STORED DATA:
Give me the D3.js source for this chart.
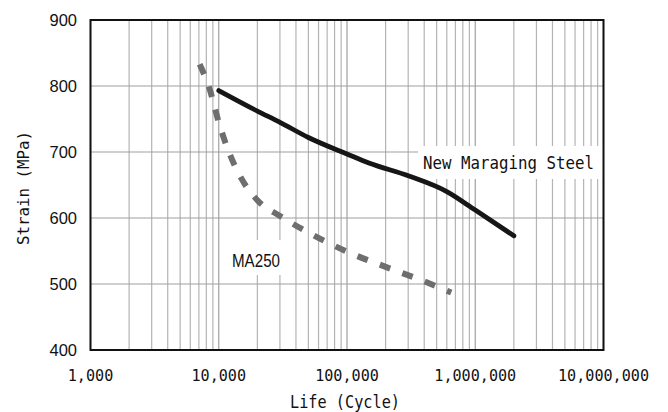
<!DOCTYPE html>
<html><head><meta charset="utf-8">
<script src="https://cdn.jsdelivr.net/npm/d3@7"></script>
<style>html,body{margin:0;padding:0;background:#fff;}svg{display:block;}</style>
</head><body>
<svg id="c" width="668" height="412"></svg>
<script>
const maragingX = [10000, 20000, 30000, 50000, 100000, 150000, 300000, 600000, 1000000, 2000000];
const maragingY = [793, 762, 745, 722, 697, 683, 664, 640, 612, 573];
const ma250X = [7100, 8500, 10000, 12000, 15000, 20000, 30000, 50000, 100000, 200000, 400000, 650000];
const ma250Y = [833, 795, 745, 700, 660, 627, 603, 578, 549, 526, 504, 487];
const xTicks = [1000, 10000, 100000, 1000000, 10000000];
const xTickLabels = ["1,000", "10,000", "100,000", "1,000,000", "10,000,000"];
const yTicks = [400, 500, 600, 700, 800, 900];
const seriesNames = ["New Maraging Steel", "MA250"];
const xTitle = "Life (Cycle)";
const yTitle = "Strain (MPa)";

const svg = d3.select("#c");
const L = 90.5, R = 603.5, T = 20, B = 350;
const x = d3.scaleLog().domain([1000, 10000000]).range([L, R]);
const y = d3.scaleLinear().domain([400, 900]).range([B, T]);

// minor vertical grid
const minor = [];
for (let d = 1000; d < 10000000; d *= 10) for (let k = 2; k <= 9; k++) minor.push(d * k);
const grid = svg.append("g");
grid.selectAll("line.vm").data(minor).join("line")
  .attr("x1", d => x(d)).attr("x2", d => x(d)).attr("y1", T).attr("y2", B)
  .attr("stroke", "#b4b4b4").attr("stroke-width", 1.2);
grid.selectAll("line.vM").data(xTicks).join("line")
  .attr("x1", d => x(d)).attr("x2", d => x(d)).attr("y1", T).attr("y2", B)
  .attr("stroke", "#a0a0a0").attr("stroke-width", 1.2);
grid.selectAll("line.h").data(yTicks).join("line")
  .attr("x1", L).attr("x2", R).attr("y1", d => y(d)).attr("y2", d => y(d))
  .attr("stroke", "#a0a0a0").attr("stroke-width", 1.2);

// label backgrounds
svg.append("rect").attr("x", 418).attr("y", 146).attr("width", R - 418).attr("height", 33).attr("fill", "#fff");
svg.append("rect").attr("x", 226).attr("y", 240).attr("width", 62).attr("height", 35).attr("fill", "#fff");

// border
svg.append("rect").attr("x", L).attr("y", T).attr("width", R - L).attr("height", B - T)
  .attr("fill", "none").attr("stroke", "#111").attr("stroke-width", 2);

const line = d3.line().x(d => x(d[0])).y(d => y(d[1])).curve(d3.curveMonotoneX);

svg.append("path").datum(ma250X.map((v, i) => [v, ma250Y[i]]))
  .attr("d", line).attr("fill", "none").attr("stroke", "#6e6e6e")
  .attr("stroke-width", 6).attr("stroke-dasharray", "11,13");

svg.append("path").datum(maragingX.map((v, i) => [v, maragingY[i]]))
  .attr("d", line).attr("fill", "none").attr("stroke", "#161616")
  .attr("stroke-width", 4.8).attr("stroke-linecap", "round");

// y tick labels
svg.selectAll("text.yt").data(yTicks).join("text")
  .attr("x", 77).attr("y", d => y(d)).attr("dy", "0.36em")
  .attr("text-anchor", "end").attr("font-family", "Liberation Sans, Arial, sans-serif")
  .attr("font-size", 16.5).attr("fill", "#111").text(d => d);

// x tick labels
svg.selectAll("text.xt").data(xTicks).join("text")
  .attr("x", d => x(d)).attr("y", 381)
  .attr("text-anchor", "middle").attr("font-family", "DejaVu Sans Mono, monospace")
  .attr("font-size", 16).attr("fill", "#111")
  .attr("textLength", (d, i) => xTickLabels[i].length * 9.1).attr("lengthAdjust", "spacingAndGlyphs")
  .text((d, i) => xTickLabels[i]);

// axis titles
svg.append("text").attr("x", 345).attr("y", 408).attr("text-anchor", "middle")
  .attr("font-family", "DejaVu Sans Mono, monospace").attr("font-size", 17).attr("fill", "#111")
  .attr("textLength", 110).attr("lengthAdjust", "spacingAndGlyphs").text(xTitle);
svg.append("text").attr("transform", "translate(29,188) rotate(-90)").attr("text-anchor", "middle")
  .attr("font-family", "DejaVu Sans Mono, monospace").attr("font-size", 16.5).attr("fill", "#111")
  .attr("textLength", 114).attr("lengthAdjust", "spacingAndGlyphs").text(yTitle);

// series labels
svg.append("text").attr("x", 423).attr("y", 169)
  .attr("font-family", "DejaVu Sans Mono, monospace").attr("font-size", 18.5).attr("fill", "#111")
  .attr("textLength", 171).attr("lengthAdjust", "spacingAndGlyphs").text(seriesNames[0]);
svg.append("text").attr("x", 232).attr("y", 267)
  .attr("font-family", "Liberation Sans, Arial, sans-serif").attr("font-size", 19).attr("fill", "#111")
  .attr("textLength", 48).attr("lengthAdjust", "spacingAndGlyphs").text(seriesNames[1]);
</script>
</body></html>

DESCRIPTION OF THE TASK: Quote the data exactly, leaving every image out of the copy.

TASK RESPONSE:
Give me the D3.js source for this chart.
<!DOCTYPE html>
<html><head><meta charset="utf-8">
<script src="https://cdn.jsdelivr.net/npm/d3@7"></script>
<style>html,body{margin:0;padding:0;background:#fff;}svg{display:block;}</style>
</head><body>
<svg id="c" width="668" height="412"></svg>
<script>
const maragingX = [10000, 20000, 30000, 50000, 100000, 150000, 300000, 600000, 1000000, 2000000];
const maragingY = [793, 762, 745, 722, 697, 683, 664, 640, 612, 573];
const ma250X = [7100, 8500, 10000, 12000, 15000, 20000, 30000, 50000, 100000, 200000, 400000, 650000];
const ma250Y = [833, 795, 745, 700, 660, 627, 603, 578, 549, 526, 504, 487];
const xTicks = [1000, 10000, 100000, 1000000, 10000000];
const xTickLabels = ["1,000", "10,000", "100,000", "1,000,000", "10,000,000"];
const yTicks = [400, 500, 600, 700, 800, 900];
const seriesNames = ["New Maraging Steel", "MA250"];
const xTitle = "Life (Cycle)";
const yTitle = "Strain (MPa)";

const svg = d3.select("#c");
const L = 90.5, R = 603.5, T = 20, B = 350;
const x = d3.scaleLog().domain([1000, 10000000]).range([L, R]);
const y = d3.scaleLinear().domain([400, 900]).range([B, T]);

// minor vertical grid
const minor = [];
for (let d = 1000; d < 10000000; d *= 10) for (let k = 2; k <= 9; k++) minor.push(d * k);
const grid = svg.append("g");
grid.selectAll("line.vm").data(minor).join("line")
  .attr("x1", d => x(d)).attr("x2", d => x(d)).attr("y1", T).attr("y2", B)
  .attr("stroke", "#b4b4b4").attr("stroke-width", 1.2);
grid.selectAll("line.vM").data(xTicks).join("line")
  .attr("x1", d => x(d)).attr("x2", d => x(d)).attr("y1", T).attr("y2", B)
  .attr("stroke", "#a0a0a0").attr("stroke-width", 1.2);
grid.selectAll("line.h").data(yTicks).join("line")
  .attr("x1", L).attr("x2", R).attr("y1", d => y(d)).attr("y2", d => y(d))
  .attr("stroke", "#a0a0a0").attr("stroke-width", 1.2);

// label backgrounds
svg.append("rect").attr("x", 418).attr("y", 146).attr("width", R - 418).attr("height", 33).attr("fill", "#fff");
svg.append("rect").attr("x", 226).attr("y", 240).attr("width", 62).attr("height", 35).attr("fill", "#fff");

// border
svg.append("rect").attr("x", L).attr("y", T).attr("width", R - L).attr("height", B - T)
  .attr("fill", "none").attr("stroke", "#111").attr("stroke-width", 2);

const line = d3.line().x(d => x(d[0])).y(d => y(d[1])).curve(d3.curveMonotoneX);

svg.append("path").datum(ma250X.map((v, i) => [v, ma250Y[i]]))
  .attr("d", line).attr("fill", "none").attr("stroke", "#6e6e6e")
  .attr("stroke-width", 6).attr("stroke-dasharray", "11,13");

svg.append("path").datum(maragingX.map((v, i) => [v, maragingY[i]]))
  .attr("d", line).attr("fill", "none").attr("stroke", "#161616")
  .attr("stroke-width", 4.8).attr("stroke-linecap", "round");

// y tick labels
svg.selectAll("text.yt").data(yTicks).join("text")
  .attr("x", 77).attr("y", d => y(d)).attr("dy", "0.36em")
  .attr("text-anchor", "end").attr("font-family", "Liberation Sans, Arial, sans-serif")
  .attr("font-size", 16.5).attr("fill", "#111").text(d => d);

// x tick labels
svg.selectAll("text.xt").data(xTicks).join("text")
  .attr("x", d => x(d)).attr("y", 381)
  .attr("text-anchor", "middle").attr("font-family", "DejaVu Sans Mono, monospace")
  .attr("font-size", 16).attr("fill", "#111")
  .attr("textLength", (d, i) => xTickLabels[i].length * 9.1).attr("lengthAdjust", "spacingAndGlyphs")
  .text((d, i) => xTickLabels[i]);

// axis titles
svg.append("text").attr("x", 345).attr("y", 408).attr("text-anchor", "middle")
  .attr("font-family", "DejaVu Sans Mono, monospace").attr("font-size", 17).attr("fill", "#111")
  .attr("textLength", 110).attr("lengthAdjust", "spacingAndGlyphs").text(xTitle);
svg.append("text").attr("transform", "translate(29,188) rotate(-90)").attr("text-anchor", "middle")
  .attr("font-family", "DejaVu Sans Mono, monospace").attr("font-size", 16.5).attr("fill", "#111")
  .attr("textLength", 114).attr("lengthAdjust", "spacingAndGlyphs").text(yTitle);

// series labels
svg.append("text").attr("x", 423).attr("y", 169)
  .attr("font-family", "DejaVu Sans Mono, monospace").attr("font-size", 18.5).attr("fill", "#111")
  .attr("textLength", 171).attr("lengthAdjust", "spacingAndGlyphs").text(seriesNames[0]);
svg.append("text").attr("x", 232).attr("y", 267)
  .attr("font-family", "Liberation Sans, Arial, sans-serif").attr("font-size", 19).attr("fill", "#111")
  .attr("textLength", 48).attr("lengthAdjust", "spacingAndGlyphs").text(seriesNames[1]);
</script>
</body></html>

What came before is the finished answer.